ディーゼル(DIESEL)が2026年春夏ミラノコレクションを発表した。今回のテーマは“エッグハント”。卵型のカプセルの中にモデルを閉じ込めるという大胆な演出で、まるで宝探しのようにお気に入りの一着を探し出す楽しさを提案した。
ブランドの核であるデニムは今季も健在だが、注目すべきは光沢をまとったサテンデニムのジャカード。経年変化で色褪せたような風合いを持ちながら、動きに合わせてほのかに艶めく表情がエレガント。オフショルダードレスやミディスカート、ノーカラーコートなど洗練されたシルエットに仕立てられ、これまで破壊的な加工で知られてきたディーゼルのデニムに新鮮な息吹をもたらした。

テーラリングも大きな見どころ。

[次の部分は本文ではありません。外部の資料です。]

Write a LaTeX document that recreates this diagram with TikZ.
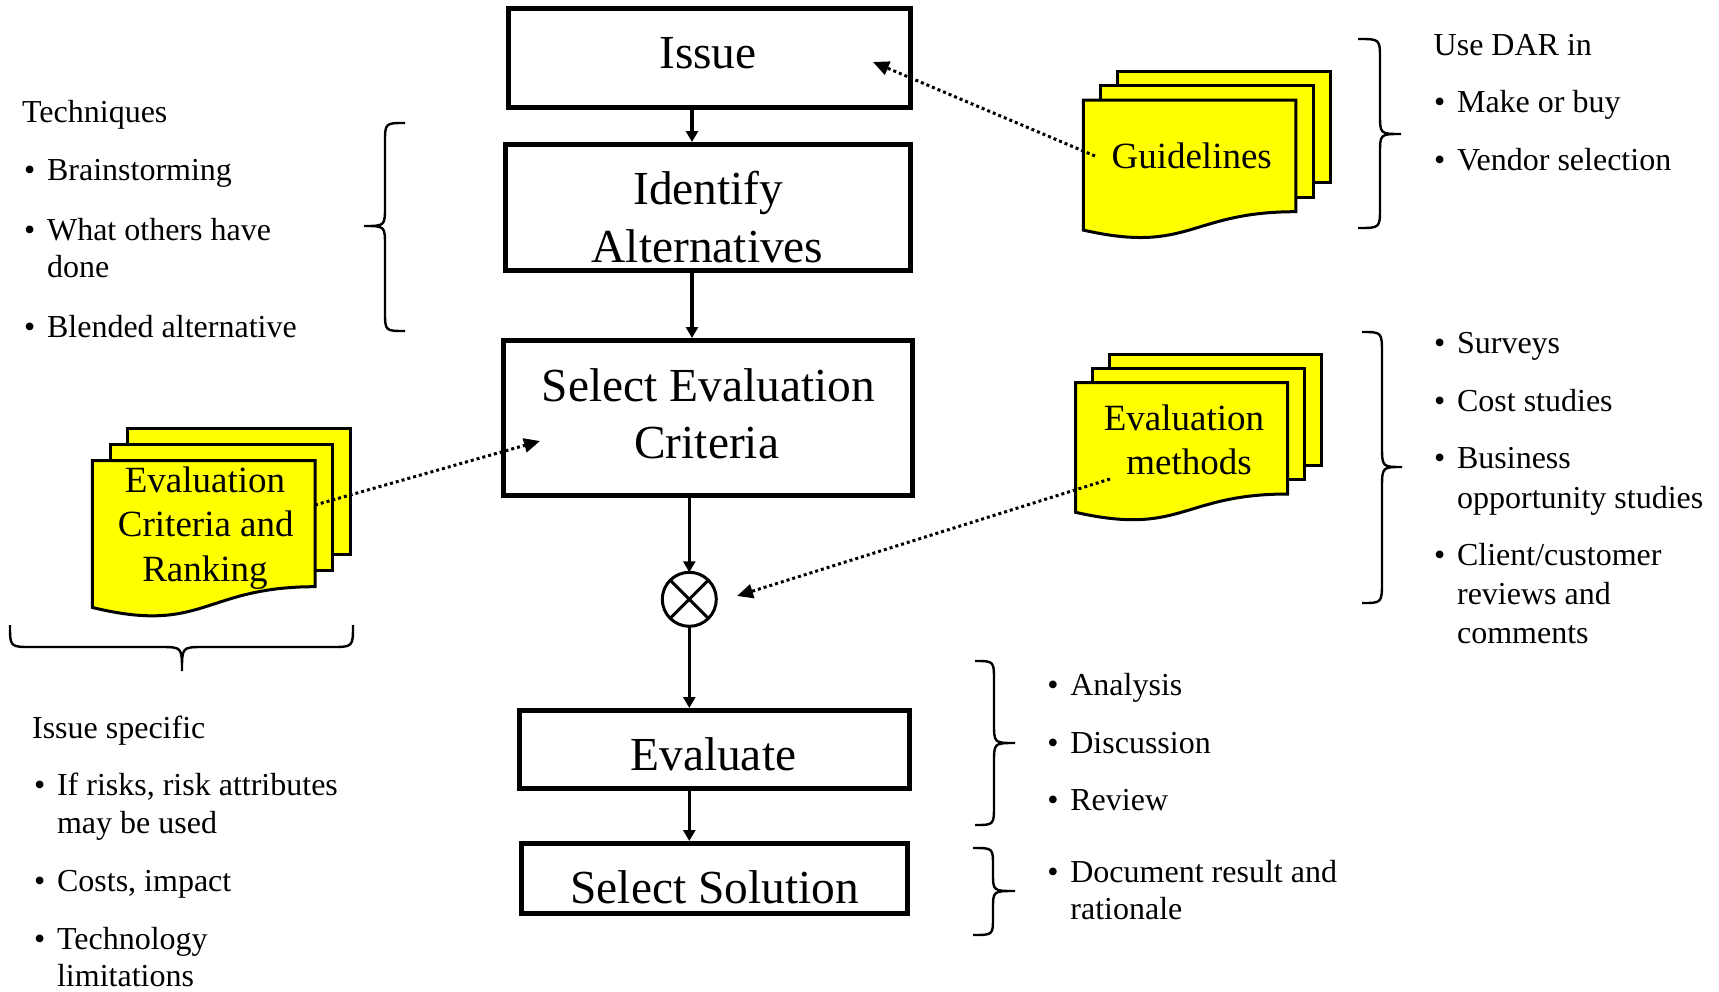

クラシカルな形をベースに、素材やディテールで独自のひねりを加えている。ダブルブレストコートやペンシルスカートは、ひび割れ加工のレザーを使い、ヴィンテージライクで無骨な印象に。フォーマルなジャケットにはラペルを重ね、そこから垂れるバイカーストラップで自由な結び方を楽しむなど、実験的な発想が光った。
ブランドが得意とするトロンプルイユ(だまし絵)プリントも継続。色落ちしたデニム風のブルゾンや、ダメージを受けたようなチェック柄パンツなど、リアルとフェイクの境界を揺さぶるピースが多数登場。シャツやジャケット、スカートに重ね合わせることで、視覚的トリックがより強調されている。

また、祖母のクローゼットから取り出したようなレトロな花柄やアニマル柄が、コレクションに温もりを添える。ウエストを大胆にカットアウトしたドレスや背中を大きく開けたシフォンワンピースなど、挑発的なデザインに落とし込むことで、懐かしさとセクシーさを融合させた。
アクセサリー類も注目で、新作バッグ「ラウド・ディ(Loud-D)」や「ディ・ポッズ(D-pods)」が披露されたほか、動物の脊髄をモチーフにしたジュエリーも登場。力強く個性的なスタイルを完成させている。
プレゼンテーション後半では、ミラノの街を舞台にした参加型“エッグハント”を実施。観客が街中を歩きながら宝探しを体験するという試みは、「ハイファッションを誰もが楽しめるものに」というディーゼルの思いを象徴するイベントとなった。